Set exercise: Determine which lines contain the word "this", then copy those lines.

[Data listing]
--- Start ---

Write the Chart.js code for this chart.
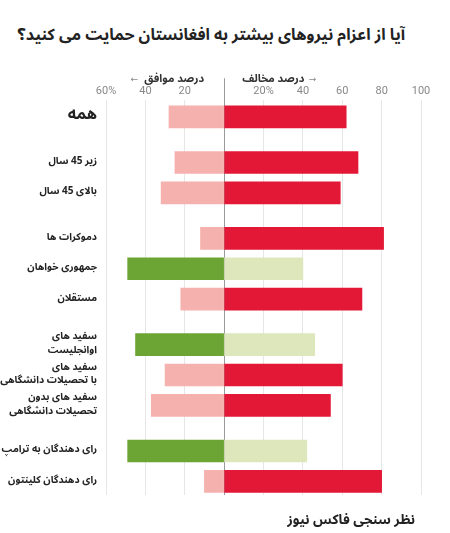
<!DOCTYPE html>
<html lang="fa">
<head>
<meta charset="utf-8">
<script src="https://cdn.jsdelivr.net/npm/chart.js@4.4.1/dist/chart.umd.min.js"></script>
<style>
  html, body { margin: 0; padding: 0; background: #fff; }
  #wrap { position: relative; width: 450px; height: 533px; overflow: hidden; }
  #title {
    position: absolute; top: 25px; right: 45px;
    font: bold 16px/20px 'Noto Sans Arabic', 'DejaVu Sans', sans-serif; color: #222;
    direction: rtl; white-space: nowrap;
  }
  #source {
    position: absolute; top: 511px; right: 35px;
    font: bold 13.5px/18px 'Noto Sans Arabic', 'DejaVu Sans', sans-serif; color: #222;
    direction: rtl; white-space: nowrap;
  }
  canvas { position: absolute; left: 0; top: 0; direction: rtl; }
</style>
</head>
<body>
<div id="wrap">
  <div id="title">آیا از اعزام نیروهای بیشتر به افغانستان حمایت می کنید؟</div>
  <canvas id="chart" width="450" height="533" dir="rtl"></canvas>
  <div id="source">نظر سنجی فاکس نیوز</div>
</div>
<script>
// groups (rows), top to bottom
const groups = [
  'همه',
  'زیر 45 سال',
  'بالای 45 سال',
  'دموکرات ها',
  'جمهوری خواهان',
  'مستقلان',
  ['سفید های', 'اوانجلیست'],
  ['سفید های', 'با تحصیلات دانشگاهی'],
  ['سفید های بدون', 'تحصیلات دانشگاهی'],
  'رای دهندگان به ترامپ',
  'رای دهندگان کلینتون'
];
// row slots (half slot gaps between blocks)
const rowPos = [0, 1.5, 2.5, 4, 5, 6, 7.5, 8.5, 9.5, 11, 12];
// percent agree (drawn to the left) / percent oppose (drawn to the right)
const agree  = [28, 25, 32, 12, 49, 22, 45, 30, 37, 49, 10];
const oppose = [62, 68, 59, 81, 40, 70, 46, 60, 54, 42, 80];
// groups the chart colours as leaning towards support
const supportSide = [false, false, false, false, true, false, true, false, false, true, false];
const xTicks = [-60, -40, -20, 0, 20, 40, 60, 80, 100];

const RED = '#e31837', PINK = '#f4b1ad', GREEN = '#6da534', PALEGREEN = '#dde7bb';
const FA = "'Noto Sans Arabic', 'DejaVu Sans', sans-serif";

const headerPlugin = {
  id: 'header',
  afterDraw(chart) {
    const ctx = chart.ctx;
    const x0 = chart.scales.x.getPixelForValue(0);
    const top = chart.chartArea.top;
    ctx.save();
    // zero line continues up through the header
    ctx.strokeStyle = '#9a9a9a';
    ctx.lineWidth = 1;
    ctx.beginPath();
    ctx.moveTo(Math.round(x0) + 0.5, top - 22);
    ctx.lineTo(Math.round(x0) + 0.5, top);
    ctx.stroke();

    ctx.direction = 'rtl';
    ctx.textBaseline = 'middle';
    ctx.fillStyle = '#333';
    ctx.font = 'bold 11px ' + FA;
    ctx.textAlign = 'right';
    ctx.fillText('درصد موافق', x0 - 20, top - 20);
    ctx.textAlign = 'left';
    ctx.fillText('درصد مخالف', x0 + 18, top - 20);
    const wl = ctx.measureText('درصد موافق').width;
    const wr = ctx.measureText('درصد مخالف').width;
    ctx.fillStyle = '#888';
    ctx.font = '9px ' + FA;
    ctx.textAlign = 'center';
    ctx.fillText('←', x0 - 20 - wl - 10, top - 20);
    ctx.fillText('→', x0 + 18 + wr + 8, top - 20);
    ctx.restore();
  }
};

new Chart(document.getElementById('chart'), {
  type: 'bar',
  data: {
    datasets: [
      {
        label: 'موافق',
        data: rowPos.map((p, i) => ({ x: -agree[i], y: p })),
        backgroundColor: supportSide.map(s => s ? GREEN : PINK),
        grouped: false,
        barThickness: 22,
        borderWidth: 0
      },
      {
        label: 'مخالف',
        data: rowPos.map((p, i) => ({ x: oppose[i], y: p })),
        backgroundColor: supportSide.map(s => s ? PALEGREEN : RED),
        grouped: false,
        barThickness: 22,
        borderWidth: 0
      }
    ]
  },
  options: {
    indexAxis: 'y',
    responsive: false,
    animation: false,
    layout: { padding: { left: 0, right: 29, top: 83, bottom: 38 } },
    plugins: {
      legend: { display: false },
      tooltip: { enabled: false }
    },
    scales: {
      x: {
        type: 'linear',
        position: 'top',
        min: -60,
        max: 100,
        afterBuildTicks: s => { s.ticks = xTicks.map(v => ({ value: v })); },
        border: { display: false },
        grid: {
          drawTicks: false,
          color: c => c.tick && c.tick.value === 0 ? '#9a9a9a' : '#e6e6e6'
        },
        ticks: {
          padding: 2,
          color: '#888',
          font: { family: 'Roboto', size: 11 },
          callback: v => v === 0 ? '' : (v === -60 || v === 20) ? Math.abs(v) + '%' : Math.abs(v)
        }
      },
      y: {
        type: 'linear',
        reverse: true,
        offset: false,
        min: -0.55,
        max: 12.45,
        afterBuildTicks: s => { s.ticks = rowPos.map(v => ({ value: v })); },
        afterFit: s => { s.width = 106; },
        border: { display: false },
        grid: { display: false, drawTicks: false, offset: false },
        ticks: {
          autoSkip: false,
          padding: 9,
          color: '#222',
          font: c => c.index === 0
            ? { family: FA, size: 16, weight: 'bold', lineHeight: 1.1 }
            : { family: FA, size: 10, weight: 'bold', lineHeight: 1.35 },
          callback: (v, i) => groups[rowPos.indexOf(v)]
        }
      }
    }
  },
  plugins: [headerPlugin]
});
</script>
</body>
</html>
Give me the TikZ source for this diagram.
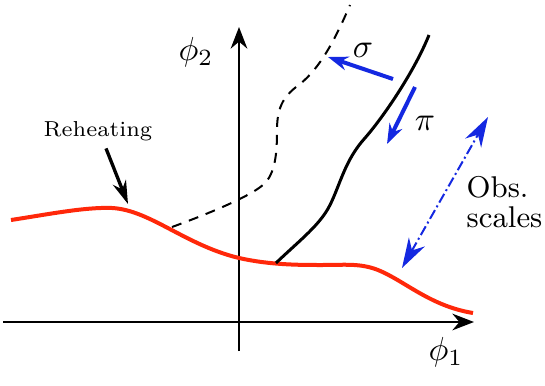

--- End ---

Response below:
Write the Chart.js code for this chart.
Give me the TikZ source for this diagram.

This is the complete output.